Beverly has won another round in its legal battle to allow a Black Cow restaurant on the waterfront, but the long-running dispute might not be over.
A Superior Court judge has denied the latest appeal by the owners of Beverly Port Marina to prevent the restaurant from being built on city-owned property next to the marina, Mayor Bill Scanlon said last night.
Port Marina could file a final appeal with the state Appeals Court. Port Marina owner Frank Kinzie said last night that he had not seen the decision so he could not comment.
If there is no further appeal, Scanlon said construction of the restaurant could begin “almost immediately.”
“We’re very pleased,” he said. “We were expecting this decision, but we’re still pleased to get it. I think it’s proving that it pays to stay the course.”
In a press release, the city said licensing and construction of the restaurant would take about 16 months, meaning the restaurant could open in November 2013.
The plan to build the Black Cow, which would give Beverly its only waterfront restaurant, dates back to 2006. That’s when Joseph Leone, who owns Black Cows in Hamilton and Newburyport, first proposed building one on waterfront land that the city has been trying to develop for decades.
Leone would lease the land from the city at a price that has yet to be negotiated. In his 2006 proposal, he said he would spend $1.5 million to build the restaurant and another $1 million in improvements to the area. The land, next to the Beverly-Salem bridge, has been mostly unused since a McDonald’s restaurant closed in 1994.
Kinzie has opposed the Black Cow plan on the grounds that a restaurant should not be built in an area that the state has classified as a “designated port area,” designed to serve as a working waterfront.
He has said the city is getting special treatment from the state to the detriment of other property owners in the area and that the port area designation should be lifted to open up the entire waterfront to mixed-use development.
Kinzie appealed the granting of two state environmental licenses that are required because of the site’s waterfront location and submitted his own proposal to operate a boatyard there. His appeals and proposal were turned down by the Department of Environmental Protection.

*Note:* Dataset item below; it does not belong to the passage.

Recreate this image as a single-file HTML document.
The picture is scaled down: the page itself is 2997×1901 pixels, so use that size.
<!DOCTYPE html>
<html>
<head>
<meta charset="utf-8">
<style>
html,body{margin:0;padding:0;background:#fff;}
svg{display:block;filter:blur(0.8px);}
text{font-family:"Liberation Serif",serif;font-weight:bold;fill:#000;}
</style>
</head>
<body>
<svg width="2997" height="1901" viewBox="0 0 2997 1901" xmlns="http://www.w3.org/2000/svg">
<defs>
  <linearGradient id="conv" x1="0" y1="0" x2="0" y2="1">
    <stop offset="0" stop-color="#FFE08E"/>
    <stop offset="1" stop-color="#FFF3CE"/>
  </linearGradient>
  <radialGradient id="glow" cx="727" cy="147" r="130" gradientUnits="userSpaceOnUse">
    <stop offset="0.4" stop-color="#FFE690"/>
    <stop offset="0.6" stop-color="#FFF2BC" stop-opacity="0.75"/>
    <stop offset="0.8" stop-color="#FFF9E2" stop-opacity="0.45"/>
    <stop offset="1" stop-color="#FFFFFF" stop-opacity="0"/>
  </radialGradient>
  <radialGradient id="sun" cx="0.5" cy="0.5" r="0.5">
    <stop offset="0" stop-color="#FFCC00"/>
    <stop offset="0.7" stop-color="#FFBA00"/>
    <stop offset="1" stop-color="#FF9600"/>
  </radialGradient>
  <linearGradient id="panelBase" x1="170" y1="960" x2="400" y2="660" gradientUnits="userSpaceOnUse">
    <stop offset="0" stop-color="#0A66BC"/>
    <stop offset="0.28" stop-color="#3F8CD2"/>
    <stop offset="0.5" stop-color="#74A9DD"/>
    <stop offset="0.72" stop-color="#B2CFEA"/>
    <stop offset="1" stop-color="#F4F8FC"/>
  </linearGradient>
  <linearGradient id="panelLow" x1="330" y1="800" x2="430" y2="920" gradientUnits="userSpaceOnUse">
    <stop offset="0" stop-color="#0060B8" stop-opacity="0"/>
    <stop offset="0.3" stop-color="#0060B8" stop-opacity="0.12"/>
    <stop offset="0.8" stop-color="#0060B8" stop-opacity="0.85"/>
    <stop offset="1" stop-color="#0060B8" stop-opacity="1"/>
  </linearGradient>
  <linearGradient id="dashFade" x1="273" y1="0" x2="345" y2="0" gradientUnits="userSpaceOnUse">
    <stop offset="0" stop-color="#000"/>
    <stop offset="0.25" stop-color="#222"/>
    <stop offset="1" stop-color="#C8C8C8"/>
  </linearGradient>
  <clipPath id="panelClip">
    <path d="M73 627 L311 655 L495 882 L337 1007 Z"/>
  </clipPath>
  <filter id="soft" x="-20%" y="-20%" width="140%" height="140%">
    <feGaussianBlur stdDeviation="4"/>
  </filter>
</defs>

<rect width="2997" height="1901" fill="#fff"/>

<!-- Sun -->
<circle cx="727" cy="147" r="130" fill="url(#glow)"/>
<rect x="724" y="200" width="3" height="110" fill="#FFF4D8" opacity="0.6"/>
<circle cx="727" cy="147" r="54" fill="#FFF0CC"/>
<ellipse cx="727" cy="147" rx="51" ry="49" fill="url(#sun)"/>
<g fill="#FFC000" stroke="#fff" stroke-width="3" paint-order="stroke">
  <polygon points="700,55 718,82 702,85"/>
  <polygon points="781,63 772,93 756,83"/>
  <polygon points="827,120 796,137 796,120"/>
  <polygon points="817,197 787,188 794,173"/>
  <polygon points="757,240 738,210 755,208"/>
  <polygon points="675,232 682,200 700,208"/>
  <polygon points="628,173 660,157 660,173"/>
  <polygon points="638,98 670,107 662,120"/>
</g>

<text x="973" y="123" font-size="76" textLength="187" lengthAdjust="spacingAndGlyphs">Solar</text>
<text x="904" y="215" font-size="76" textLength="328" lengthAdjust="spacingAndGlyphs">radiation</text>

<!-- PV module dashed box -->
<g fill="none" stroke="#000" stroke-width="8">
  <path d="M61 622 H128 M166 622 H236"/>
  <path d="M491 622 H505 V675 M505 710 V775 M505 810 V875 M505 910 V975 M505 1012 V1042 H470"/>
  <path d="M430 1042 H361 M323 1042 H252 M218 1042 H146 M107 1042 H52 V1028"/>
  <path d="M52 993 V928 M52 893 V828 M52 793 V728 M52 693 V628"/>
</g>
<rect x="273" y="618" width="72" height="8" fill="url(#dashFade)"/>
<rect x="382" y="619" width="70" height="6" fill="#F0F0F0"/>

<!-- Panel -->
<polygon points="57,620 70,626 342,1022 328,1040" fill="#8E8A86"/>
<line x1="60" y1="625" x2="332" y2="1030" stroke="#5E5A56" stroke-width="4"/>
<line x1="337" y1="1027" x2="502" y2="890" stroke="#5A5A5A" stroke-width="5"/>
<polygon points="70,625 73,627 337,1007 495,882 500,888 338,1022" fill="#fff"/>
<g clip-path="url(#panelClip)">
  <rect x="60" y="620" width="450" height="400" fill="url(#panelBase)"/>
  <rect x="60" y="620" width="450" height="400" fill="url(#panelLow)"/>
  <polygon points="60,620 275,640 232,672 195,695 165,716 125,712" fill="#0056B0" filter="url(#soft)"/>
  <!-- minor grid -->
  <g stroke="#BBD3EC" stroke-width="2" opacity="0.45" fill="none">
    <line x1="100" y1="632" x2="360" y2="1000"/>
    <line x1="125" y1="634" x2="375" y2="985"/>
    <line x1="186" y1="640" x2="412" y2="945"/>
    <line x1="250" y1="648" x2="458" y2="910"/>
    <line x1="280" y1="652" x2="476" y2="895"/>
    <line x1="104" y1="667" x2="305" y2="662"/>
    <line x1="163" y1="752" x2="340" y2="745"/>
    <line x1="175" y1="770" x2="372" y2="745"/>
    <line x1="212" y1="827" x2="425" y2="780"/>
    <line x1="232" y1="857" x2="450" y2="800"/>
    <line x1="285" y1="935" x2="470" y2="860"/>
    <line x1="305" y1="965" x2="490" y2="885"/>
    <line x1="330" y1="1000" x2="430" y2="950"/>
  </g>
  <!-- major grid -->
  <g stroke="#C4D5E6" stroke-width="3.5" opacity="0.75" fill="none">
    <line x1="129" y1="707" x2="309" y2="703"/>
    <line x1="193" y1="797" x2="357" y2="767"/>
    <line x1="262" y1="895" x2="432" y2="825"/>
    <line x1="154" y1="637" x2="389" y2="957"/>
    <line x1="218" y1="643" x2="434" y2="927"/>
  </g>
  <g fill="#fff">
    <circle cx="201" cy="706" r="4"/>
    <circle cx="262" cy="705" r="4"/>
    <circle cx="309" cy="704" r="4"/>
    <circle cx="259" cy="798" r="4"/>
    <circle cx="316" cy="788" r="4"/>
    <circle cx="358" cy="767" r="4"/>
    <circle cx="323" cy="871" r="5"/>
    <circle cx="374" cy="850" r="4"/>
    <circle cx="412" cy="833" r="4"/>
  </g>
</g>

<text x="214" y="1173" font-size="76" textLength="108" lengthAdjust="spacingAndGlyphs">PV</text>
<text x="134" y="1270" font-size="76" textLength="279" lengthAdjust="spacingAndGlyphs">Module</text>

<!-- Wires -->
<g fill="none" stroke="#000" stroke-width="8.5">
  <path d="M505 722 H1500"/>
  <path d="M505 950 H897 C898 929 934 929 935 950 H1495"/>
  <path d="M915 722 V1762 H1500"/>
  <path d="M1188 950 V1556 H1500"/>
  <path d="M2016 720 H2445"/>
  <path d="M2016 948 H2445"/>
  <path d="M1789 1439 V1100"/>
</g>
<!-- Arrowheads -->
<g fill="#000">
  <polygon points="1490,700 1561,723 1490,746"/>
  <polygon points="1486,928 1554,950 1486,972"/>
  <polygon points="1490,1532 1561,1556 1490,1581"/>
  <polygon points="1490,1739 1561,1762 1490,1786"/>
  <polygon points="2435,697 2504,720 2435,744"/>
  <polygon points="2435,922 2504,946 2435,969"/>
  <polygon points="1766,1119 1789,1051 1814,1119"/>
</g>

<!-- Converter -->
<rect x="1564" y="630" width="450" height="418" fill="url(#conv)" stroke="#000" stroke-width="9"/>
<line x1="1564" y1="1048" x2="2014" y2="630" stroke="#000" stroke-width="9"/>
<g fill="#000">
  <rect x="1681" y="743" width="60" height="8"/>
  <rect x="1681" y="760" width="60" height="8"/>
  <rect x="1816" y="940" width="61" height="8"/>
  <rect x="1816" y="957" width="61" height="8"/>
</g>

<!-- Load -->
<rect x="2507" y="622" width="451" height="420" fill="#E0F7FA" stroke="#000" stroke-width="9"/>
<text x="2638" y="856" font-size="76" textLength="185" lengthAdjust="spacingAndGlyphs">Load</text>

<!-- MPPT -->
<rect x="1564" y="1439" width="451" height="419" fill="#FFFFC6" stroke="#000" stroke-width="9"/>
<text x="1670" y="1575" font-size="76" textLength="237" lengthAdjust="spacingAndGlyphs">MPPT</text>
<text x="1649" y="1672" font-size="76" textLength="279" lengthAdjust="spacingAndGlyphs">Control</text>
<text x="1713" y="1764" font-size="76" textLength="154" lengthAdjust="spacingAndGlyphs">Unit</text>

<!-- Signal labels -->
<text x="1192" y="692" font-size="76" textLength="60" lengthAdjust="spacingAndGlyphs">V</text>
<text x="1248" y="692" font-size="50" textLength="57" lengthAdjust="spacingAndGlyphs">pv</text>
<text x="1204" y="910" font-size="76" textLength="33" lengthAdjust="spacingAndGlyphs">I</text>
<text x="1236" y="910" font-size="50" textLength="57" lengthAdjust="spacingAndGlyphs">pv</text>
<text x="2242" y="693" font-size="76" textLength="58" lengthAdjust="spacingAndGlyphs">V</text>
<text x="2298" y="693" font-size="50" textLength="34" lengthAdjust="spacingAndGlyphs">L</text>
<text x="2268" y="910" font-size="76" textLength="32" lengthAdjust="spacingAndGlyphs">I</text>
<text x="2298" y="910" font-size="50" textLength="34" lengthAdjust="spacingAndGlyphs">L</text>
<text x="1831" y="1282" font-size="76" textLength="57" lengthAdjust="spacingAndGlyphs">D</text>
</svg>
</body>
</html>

The city said it was notified yesterday that Essex Superior Court Judge David Lowy had denied the latest appeal.
If Kinzie takes his case to the Appeals Court, the project could be delayed for another six to 12 months “but would likely not stop the project,” the city said.
Plans call for a 200-seat restaurant with a deck facing the water. A business called Coastal Discoveries, which takes children out on boats for summer camp, would run out of the first floor. A third-floor loft would include an office and a conference room.
While the restaurant has been delayed, the city has been using state money to do $3.9 million worth of improvements to the two city-owned marinas, the seawall and a deck area leading up to the waterfront.